Return each line of the data below exactly, omitting any pictures.

● **Source code of charts**:
-=-=-
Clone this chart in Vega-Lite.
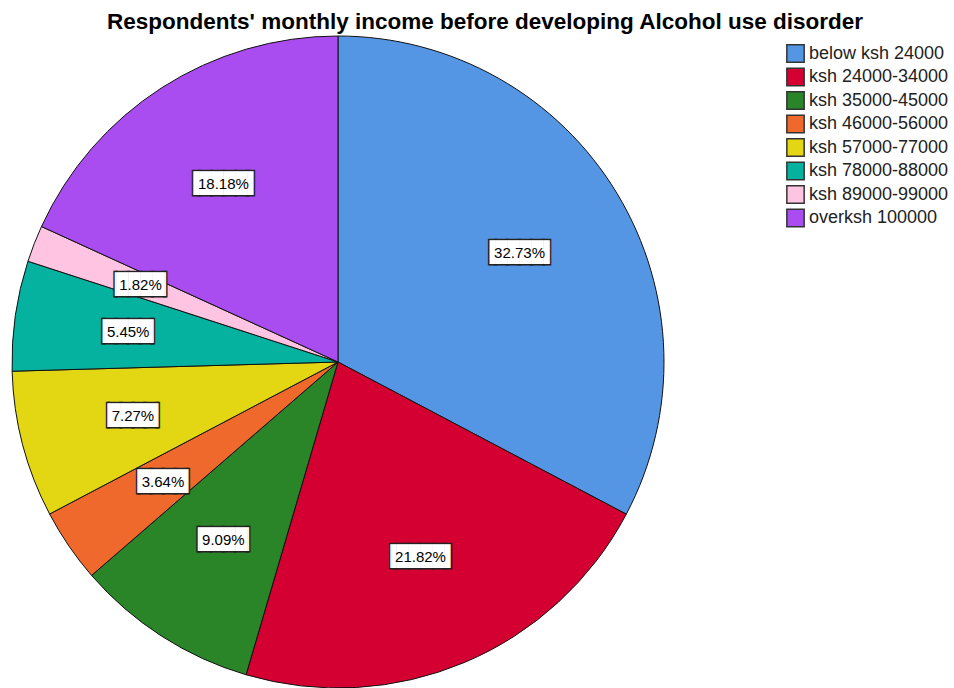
{
  "$schema": "https://vega.github.io/schema/vega-lite/v6.json",
  "width": 676,
  "height": 652,
  "autosize": {"type": "none"},
  "padding": {"left": 0, "top": 36, "right": 278, "bottom": 0},
  "background": "white",
  "title": {
    "text": "Respondents' monthly income before developing Alcohol use disorder",
    "font": "Liberation Sans",
    "fontSize": 22.5,
    "fontWeight": "bold",
    "color": "#000000",
    "anchor": "middle",
    "dx": 147,
    "offset": 1
  },
  "data": {
    "values": [
      {"income": "below ksh 24000", "percent": 32.73, "label": "32.73%"},
      {"income": "ksh 24000-34000", "percent": 21.82, "label": "21.82%"},
      {"income": "ksh 35000-45000", "percent": 9.09, "label": "9.09%"},
      {"income": "ksh 46000-56000", "percent": 3.64, "label": "3.64%"},
      {"income": "ksh 57000-77000", "percent": 7.27, "label": "7.27%"},
      {"income": "ksh 78000-88000", "percent": 5.45, "label": "5.45%"},
      {"income": "ksh 89000-99000", "percent": 1.82, "label": "1.82%"},
      {"income": "overksh 100000", "percent": 18.18, "label": "18.18%"}
    ]
  },
  "encoding": {
    "theta": {"field": "percent", "type": "quantitative", "stack": true},
    "order": {"field": "income", "type": "ordinal"},
    "detail": {"field": "income", "type": "nominal"},
    "color": {
      "field": "income",
      "type": "nominal",
      "scale": {
        "domain": ["below ksh 24000", "ksh 24000-34000", "ksh 35000-45000", "ksh 46000-56000", "ksh 57000-77000", "ksh 78000-88000", "ksh 89000-99000", "overksh 100000"],
        "range": ["#5496E4", "#D50032", "#2A8428", "#F0692C", "#E3D714", "#05B2A0", "#FFC4E1", "#A94CF0"]
      },
      "legend": {
        "title": null,
        "orient": "none",
        "legendX": 786,
        "legendY": 8,
        "padding": 0,
        "symbolType": "square",
        "symbolSize": 300,
        "symbolStrokeColor": "#333333",
        "symbolStrokeWidth": 1.5,
        "labelFont": "Liberation Sans",
        "labelFontSize": 18,
        "labelColor": "#222222",
        "labelOffset": 4,
        "rowPadding": -1.5
      }
    }
  },
  "layer": [
    {"mark": {"type": "arc", "stroke": "#111111", "strokeWidth": 1}},
    {
      "mark": {"type": "text", "radius": 212, "font": "DejaVu Sans Mono", "fontSize": 20, "align": "center", "baseline": "middle", "stroke": "#222222", "strokeWidth": 3},
      "encoding": {
        "color": {"value": "white"},
        "text": {"condition": {"test": "datum.percent < 10", "value": "▕████▏"}, "value": "▐████▌"}
      }
    },
    {
      "mark": {"type": "text", "radius": 212, "font": "DejaVu Sans Mono", "fontSize": 20, "align": "center", "baseline": "middle"},
      "encoding": {
        "color": {"value": "white"},
        "text": {"condition": {"test": "datum.percent < 10", "value": "▕████▏"}, "value": "▐████▌"}
      }
    },
    {
      "mark": {"type": "text", "radius": 212, "font": "Liberation Sans", "fontSize": 15, "align": "center", "baseline": "middle"},
      "encoding": {
        "color": {"value": "black"},
        "text": {"field": "label", "type": "nominal"}
      }
    }
  ]
}
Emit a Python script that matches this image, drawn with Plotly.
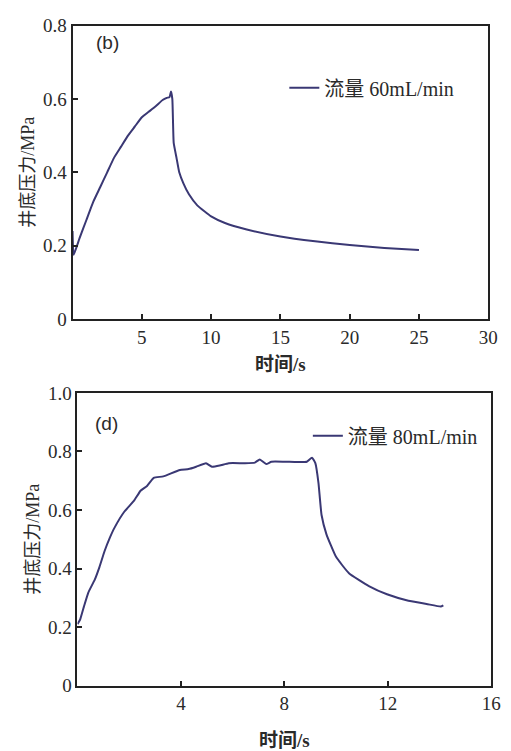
-=-=-
● **FINISHED ANSWER**:
Clone this chart in Vega-Lite.
{
  "$schema": "https://vega.github.io/schema/vega-lite/v6.json",
  "width": 676,
  "height": 652,
  "autosize": {"type": "none"},
  "padding": {"left": 0, "top": 36, "right": 278, "bottom": 0},
  "background": "white",
  "title": {
    "text": "Respondents' monthly income before developing Alcohol use disorder",
    "font": "Liberation Sans",
    "fontSize": 22.5,
    "fontWeight": "bold",
    "color": "#000000",
    "anchor": "middle",
    "dx": 147,
    "offset": 1
  },
  "data": {
    "values": [
      {"income": "below ksh 24000", "percent": 32.73, "label": "32.73%"},
      {"income": "ksh 24000-34000", "percent": 21.82, "label": "21.82%"},
      {"income": "ksh 35000-45000", "percent": 9.09, "label": "9.09%"},
      {"income": "ksh 46000-56000", "percent": 3.64, "label": "3.64%"},
      {"income": "ksh 57000-77000", "percent": 7.27, "label": "7.27%"},
      {"income": "ksh 78000-88000", "percent": 5.45, "label": "5.45%"},
      {"income": "ksh 89000-99000", "percent": 1.82, "label": "1.82%"},
      {"income": "overksh 100000", "percent": 18.18, "label": "18.18%"}
    ]
  },
  "encoding": {
    "theta": {"field": "percent", "type": "quantitative", "stack": true},
    "order": {"field": "income", "type": "ordinal"},
    "detail": {"field": "income", "type": "nominal"},
    "color": {
      "field": "income",
      "type": "nominal",
      "scale": {
        "domain": ["below ksh 24000", "ksh 24000-34000", "ksh 35000-45000", "ksh 46000-56000", "ksh 57000-77000", "ksh 78000-88000", "ksh 89000-99000", "overksh 100000"],
        "range": ["#5496E4", "#D50032", "#2A8428", "#F0692C", "#E3D714", "#05B2A0", "#FFC4E1", "#A94CF0"]
      },
      "legend": {
        "title": null,
        "orient": "none",
        "legendX": 786,
        "legendY": 8,
        "padding": 0,
        "symbolType": "square",
        "symbolSize": 300,
        "symbolStrokeColor": "#333333",
        "symbolStrokeWidth": 1.5,
        "labelFont": "Liberation Sans",
        "labelFontSize": 18,
        "labelColor": "#222222",
        "labelOffset": 4,
        "rowPadding": -1.5
      }
    }
  },
  "layer": [
    {"mark": {"type": "arc", "stroke": "#111111", "strokeWidth": 1}},
    {
      "mark": {"type": "text", "radius": 212, "font": "DejaVu Sans Mono", "fontSize": 20, "align": "center", "baseline": "middle", "stroke": "#222222", "strokeWidth": 3},
      "encoding": {
        "color": {"value": "white"},
        "text": {"condition": {"test": "datum.percent < 10", "value": "▕████▏"}, "value": "▐████▌"}
      }
    },
    {
      "mark": {"type": "text", "radius": 212, "font": "DejaVu Sans Mono", "fontSize": 20, "align": "center", "baseline": "middle"},
      "encoding": {
        "color": {"value": "white"},
        "text": {"condition": {"test": "datum.percent < 10", "value": "▕████▏"}, "value": "▐████▌"}
      }
    },
    {
      "mark": {"type": "text", "radius": 212, "font": "Liberation Sans", "fontSize": 15, "align": "center", "baseline": "middle"},
      "encoding": {
        "color": {"value": "black"},
        "text": {"field": "label", "type": "nominal"}
      }
    }
  ]
}
Emit a Python script that matches this image, drawn with Plotly.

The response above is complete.